* _TASK TO COMPLETE_
Skip every picture, and extract verbatim the lines from the line containing "Rebuild this chart" to the line containing "fig = go.Figure()", both lines included.

══════════════════════════════

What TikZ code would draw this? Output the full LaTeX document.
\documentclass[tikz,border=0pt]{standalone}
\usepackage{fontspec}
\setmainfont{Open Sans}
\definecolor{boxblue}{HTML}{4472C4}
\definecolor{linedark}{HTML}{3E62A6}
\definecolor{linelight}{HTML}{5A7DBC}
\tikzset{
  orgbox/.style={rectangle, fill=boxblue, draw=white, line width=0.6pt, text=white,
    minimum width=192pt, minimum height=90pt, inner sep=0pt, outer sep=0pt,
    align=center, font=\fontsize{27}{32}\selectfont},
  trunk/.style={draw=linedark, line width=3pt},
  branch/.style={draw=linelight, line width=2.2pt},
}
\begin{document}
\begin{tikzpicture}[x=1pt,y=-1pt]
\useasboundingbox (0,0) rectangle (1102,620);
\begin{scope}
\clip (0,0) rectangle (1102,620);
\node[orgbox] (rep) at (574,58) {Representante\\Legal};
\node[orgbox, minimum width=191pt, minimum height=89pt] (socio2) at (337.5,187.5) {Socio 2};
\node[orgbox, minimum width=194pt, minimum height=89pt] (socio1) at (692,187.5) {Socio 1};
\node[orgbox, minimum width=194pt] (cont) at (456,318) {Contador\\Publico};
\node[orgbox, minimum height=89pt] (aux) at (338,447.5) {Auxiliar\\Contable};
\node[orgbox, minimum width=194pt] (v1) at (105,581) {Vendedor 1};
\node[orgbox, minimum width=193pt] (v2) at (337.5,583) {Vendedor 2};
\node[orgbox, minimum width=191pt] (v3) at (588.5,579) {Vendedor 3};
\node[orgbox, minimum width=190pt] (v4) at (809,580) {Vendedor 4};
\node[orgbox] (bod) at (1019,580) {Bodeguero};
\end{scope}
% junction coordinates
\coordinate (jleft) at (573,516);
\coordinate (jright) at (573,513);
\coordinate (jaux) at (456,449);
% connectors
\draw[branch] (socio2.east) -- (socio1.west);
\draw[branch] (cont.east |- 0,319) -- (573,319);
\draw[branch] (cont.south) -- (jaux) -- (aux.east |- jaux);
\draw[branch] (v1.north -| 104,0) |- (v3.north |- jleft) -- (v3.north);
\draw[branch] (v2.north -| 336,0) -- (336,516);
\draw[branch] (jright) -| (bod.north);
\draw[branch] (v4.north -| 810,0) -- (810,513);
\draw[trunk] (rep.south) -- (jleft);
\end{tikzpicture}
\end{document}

══════════════════════════════

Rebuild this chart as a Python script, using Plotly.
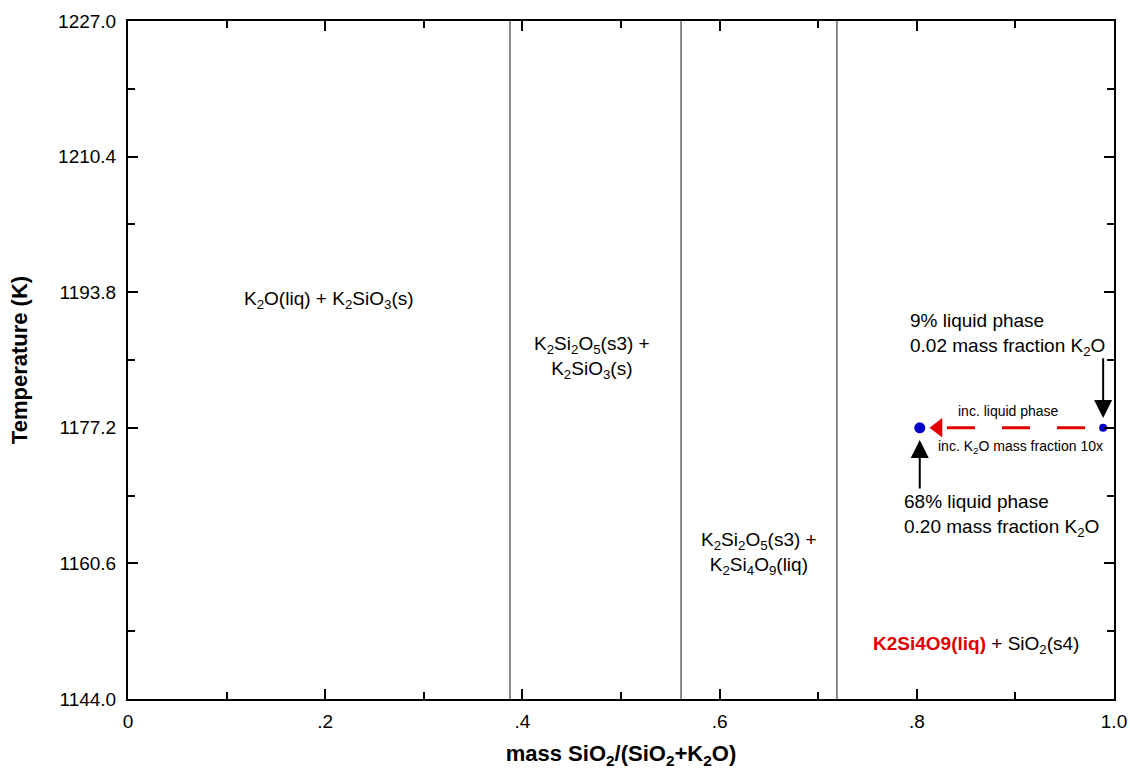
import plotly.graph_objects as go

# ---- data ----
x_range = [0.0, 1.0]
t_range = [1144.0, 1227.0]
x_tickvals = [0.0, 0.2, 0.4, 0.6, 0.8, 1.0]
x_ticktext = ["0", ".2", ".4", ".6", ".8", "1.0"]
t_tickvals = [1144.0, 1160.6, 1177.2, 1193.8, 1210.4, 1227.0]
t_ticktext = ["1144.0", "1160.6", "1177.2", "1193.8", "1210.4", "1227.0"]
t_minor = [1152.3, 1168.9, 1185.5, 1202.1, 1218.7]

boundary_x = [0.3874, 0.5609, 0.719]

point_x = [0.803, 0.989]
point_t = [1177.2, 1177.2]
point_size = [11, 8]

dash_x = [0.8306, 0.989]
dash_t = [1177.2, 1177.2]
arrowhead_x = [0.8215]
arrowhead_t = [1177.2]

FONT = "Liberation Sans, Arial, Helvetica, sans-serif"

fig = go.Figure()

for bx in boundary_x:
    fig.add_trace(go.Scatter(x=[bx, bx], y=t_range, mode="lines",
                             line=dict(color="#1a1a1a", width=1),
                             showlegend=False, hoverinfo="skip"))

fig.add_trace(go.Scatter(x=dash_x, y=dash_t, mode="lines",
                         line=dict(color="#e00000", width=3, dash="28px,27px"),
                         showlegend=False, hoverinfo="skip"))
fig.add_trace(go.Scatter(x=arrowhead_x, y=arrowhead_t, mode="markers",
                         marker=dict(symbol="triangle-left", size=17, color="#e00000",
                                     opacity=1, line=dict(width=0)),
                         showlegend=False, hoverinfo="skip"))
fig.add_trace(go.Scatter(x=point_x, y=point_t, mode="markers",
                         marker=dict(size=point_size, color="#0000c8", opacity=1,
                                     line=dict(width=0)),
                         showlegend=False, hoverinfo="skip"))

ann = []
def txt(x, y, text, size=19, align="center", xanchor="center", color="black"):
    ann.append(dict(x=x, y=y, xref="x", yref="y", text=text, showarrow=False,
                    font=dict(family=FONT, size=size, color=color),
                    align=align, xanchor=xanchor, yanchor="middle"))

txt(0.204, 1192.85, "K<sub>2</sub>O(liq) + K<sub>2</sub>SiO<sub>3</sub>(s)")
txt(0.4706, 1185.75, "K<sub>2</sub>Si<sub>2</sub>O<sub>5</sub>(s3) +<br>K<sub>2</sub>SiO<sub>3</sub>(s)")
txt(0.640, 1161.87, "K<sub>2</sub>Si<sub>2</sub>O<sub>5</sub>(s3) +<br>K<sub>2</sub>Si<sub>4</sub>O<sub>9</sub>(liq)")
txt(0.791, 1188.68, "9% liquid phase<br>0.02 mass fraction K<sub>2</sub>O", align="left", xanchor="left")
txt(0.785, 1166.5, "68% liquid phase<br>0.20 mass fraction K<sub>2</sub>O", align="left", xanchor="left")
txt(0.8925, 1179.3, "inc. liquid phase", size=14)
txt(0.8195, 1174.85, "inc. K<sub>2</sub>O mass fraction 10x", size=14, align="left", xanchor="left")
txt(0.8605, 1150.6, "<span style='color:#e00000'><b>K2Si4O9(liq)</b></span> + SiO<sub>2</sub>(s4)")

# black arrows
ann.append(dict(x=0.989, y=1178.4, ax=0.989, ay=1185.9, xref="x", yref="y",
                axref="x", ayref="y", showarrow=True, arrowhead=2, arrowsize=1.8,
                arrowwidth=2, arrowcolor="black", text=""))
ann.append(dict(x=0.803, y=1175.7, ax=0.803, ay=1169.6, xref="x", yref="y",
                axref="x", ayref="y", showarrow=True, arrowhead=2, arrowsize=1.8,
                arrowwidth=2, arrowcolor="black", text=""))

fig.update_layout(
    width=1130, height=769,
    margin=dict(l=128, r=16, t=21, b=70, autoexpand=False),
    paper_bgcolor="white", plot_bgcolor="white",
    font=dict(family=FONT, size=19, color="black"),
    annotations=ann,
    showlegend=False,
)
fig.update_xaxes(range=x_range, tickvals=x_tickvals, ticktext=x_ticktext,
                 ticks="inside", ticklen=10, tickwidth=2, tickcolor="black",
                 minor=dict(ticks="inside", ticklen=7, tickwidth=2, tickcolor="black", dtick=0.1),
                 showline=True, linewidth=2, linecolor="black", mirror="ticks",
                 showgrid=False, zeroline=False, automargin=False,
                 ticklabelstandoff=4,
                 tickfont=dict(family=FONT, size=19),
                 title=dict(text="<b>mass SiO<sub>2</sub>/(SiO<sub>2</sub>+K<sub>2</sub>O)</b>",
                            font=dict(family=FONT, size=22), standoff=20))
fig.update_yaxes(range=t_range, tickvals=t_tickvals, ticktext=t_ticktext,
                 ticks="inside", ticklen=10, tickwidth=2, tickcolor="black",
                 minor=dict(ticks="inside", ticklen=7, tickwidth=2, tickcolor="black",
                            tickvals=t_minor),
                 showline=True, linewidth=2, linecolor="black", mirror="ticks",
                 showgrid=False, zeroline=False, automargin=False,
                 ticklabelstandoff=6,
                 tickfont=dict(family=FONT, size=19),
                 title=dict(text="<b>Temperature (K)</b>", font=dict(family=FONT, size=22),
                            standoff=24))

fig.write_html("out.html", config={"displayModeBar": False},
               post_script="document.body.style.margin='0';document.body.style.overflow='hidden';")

══════════════════════════════

* _ANSWER TO THE TASK_
Rebuild this chart as a Python script, using Plotly.
import plotly.graph_objects as go

# ---- data ----
x_range = [0.0, 1.0]
t_range = [1144.0, 1227.0]
x_tickvals = [0.0, 0.2, 0.4, 0.6, 0.8, 1.0]
x_ticktext = ["0", ".2", ".4", ".6", ".8", "1.0"]
t_tickvals = [1144.0, 1160.6, 1177.2, 1193.8, 1210.4, 1227.0]
t_ticktext = ["1144.0", "1160.6", "1177.2", "1193.8", "1210.4", "1227.0"]
t_minor = [1152.3, 1168.9, 1185.5, 1202.1, 1218.7]

boundary_x = [0.3874, 0.5609, 0.719]

point_x = [0.803, 0.989]
point_t = [1177.2, 1177.2]
point_size = [11, 8]

dash_x = [0.8306, 0.989]
dash_t = [1177.2, 1177.2]
arrowhead_x = [0.8215]
arrowhead_t = [1177.2]

FONT = "Liberation Sans, Arial, Helvetica, sans-serif"

fig = go.Figure()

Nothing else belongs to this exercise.